Azaan Sami Khan (born 22 May 1993) is a Pakistani musician, composer and actor. Additionally, he has also been a screenwriter and editor. He is best known as a film and television music composer, with credits on the Pakistani films Parwaaz Hai Junoon (2018), Parey Hut Love (2019) and Superstar (2019), and as a singer who released his debut album Main Tera in 2021. He made his television acting debut in 2021 with the Hum TV drama serial Ishq E Laa.

Khan is the son of musician Adnan Sami and actress Zeba Bakhtiar.

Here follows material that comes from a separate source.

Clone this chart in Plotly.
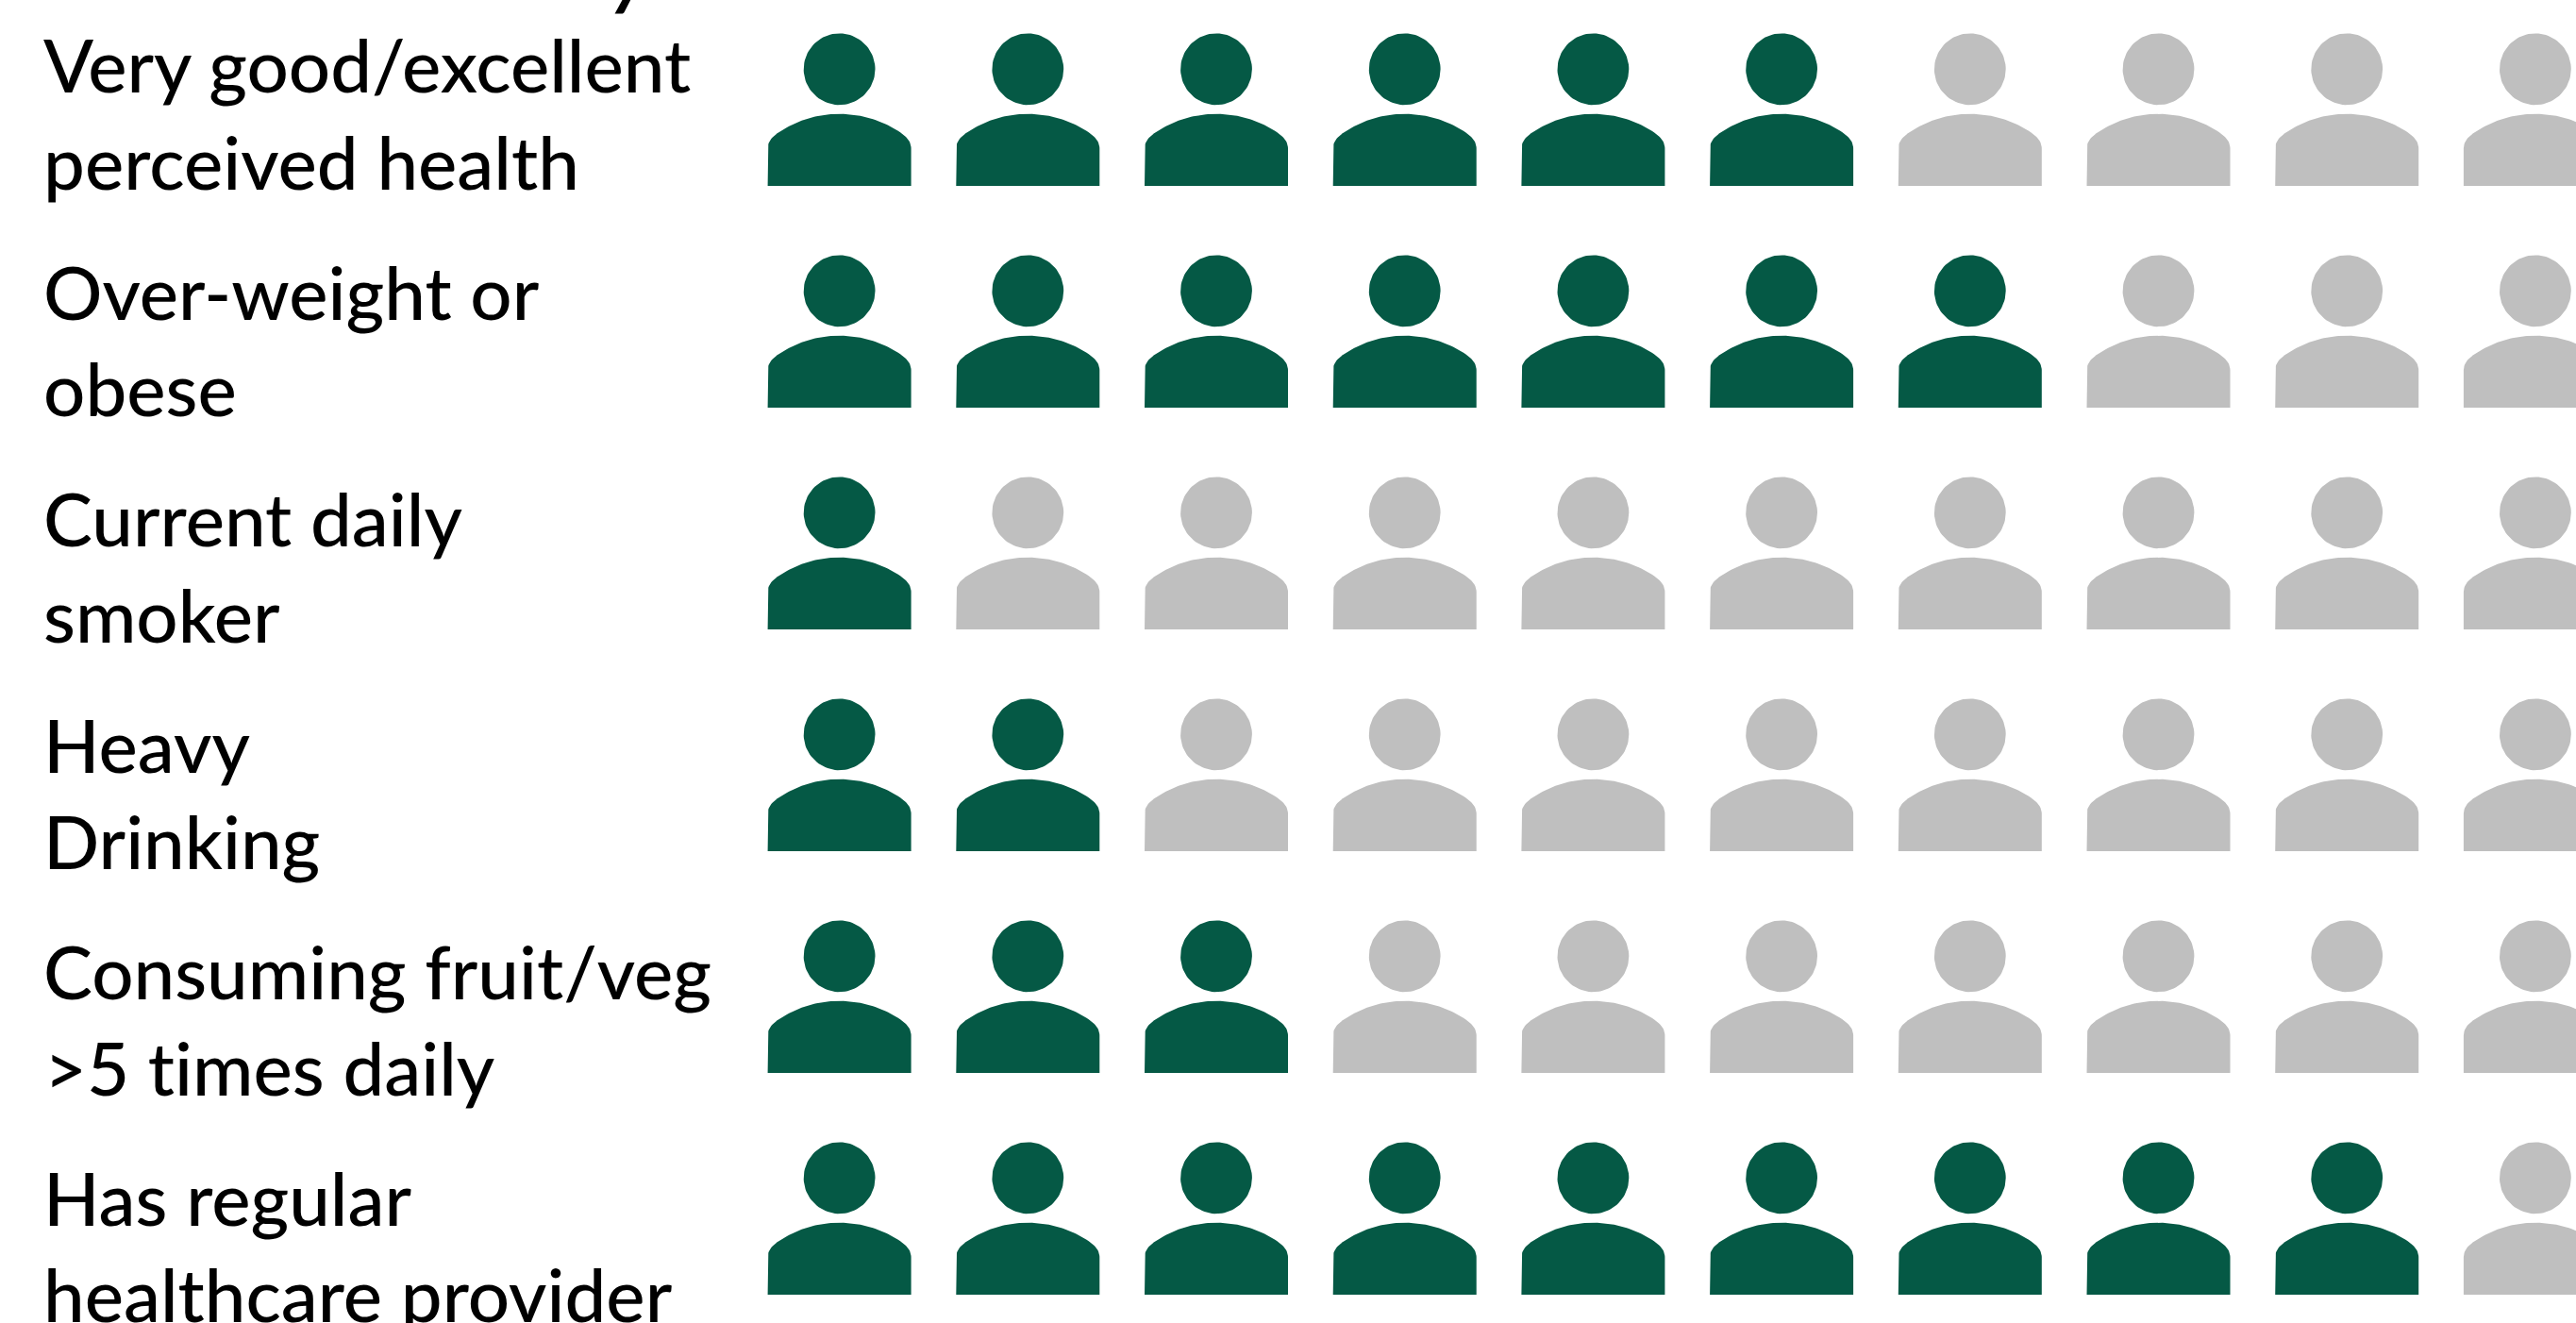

== Early life and education ==
Khan was born on 22 May 1993 in Karachi, Pakistan, the only child of musician Adnan Sami and actress Zeba Bakhtiar, who married earlier that year and divorced shortly afterwards. He was raised primarily by his mother in Pakistan and spent part of his teenage years in India with his father, who later acquired Indian citizenship. In interviews, Khan has said that he chose to base his career in Pakistan, describing the country as his home.

Due to his family background, Khan was exposed to the entertainment industry early on, attending production meetings while he was still eight and learning from his mother how to edit (as her production company was developing television series.)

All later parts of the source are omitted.